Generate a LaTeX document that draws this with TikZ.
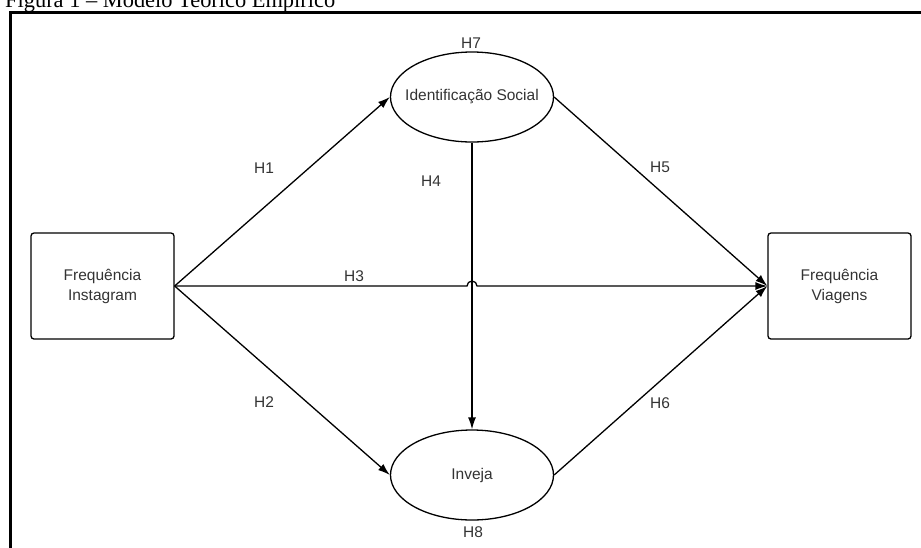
\documentclass[tikz,border=0pt]{standalone}
\usepackage{fontspec}
\setmainfont{Liberation Serif}
\setsansfont{Liberation Sans}
\usetikzlibrary{shapes.geometric, arrows.meta, positioning, calc}

\begin{document}
\begin{tikzpicture}[x=1pt, y=-1pt,
  every node/.style={font=\sffamily\fontsize{15.5}{20}\selectfont, text=black!80},
  varbox/.style={draw, line width=1.3pt, rounded corners=3pt, minimum width=143pt, minimum height=106pt, align=center, inner sep=0pt},
  varell/.style={draw, line width=1.3pt, ellipse, minimum width=163pt, minimum height=90pt, inner sep=0pt, inner xsep=-30pt},
  hyp/.style={line width=1.3pt, -{Latex[length=12pt, width=8pt]}}]
\useasboundingbox (0,0) rectangle (921,547);
\clip (0,0) rectangle (921,547);

% Title and frame (cut off by the page)
\node[anchor=base west, inner sep=0pt, text=black, font=\rmfamily\fontsize{22.4}{26}\selectfont] (title) at (5,7.5) {Figura 1 – Modelo Teórico Empírico};
\draw[line width=2.8pt] (10.7,560) -- (10.7,12.5) -- (935,12.5);

% Constructs
\node[varbox] (fi) at (102.5,286) {Frequência\\Instagram};
\node[varbox] (fv) at (839.5,286) {Frequência\\Viagens};
\node[varell] (is) at (472,97) {Identificação Social};
\node[varell] (iv) at (472,475) {Inveja};

% Hypotheses
\draw[hyp] (fi.east) -- (is.west);
\draw[hyp] (fi.east) -- (iv.west);
\draw[hyp] (is.south) -- (iv.north);
\draw[hyp] (fi.east) -- ($(fi.east -| is.south)+(-5,0)$) arc[start angle=180, end angle=0, radius=5pt] -- (fv.west);
\draw[hyp] (is.east) -- (fv.west);
\draw[hyp] (iv.east) -- (fv.west);

% Labels
\node (h1) at (264,168) {H1};
\node (h2) at (264,402) {H2};
\node (h3) at (354,276) {H3};
\node (h4) at (431,181) {H4};
\node (h5) at (660,167) {H5};
\node (h6) at (660,403) {H6};
\node (h7) at (471,43) {H7};
\node (h8) at (473,532) {H8};
\end{tikzpicture}
\end{document}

....

» **Objective**: Quote, please, every line of the material above from its start through the line that has "(10.7,12.5) -- (935,12.5);", reproducing the words exactly and dropping any images.

» **Written response**:
Generate a LaTeX document that draws this with TikZ.
\documentclass[tikz,border=0pt]{standalone}
\usepackage{fontspec}
\setmainfont{Liberation Serif}
\setsansfont{Liberation Sans}
\usetikzlibrary{shapes.geometric, arrows.meta, positioning, calc}

\begin{document}
\begin{tikzpicture}[x=1pt, y=-1pt,
  every node/.style={font=\sffamily\fontsize{15.5}{20}\selectfont, text=black!80},
  varbox/.style={draw, line width=1.3pt, rounded corners=3pt, minimum width=143pt, minimum height=106pt, align=center, inner sep=0pt},
  varell/.style={draw, line width=1.3pt, ellipse, minimum width=163pt, minimum height=90pt, inner sep=0pt, inner xsep=-30pt},
  hyp/.style={line width=1.3pt, -{Latex[length=12pt, width=8pt]}}]
\useasboundingbox (0,0) rectangle (921,547);
\clip (0,0) rectangle (921,547);

% Title and frame (cut off by the page)
\node[anchor=base west, inner sep=0pt, text=black, font=\rmfamily\fontsize{22.4}{26}\selectfont] (title) at (5,7.5) {Figura 1 – Modelo Teórico Empírico};
\draw[line width=2.8pt] (10.7,560) -- (10.7,12.5) -- (935,12.5);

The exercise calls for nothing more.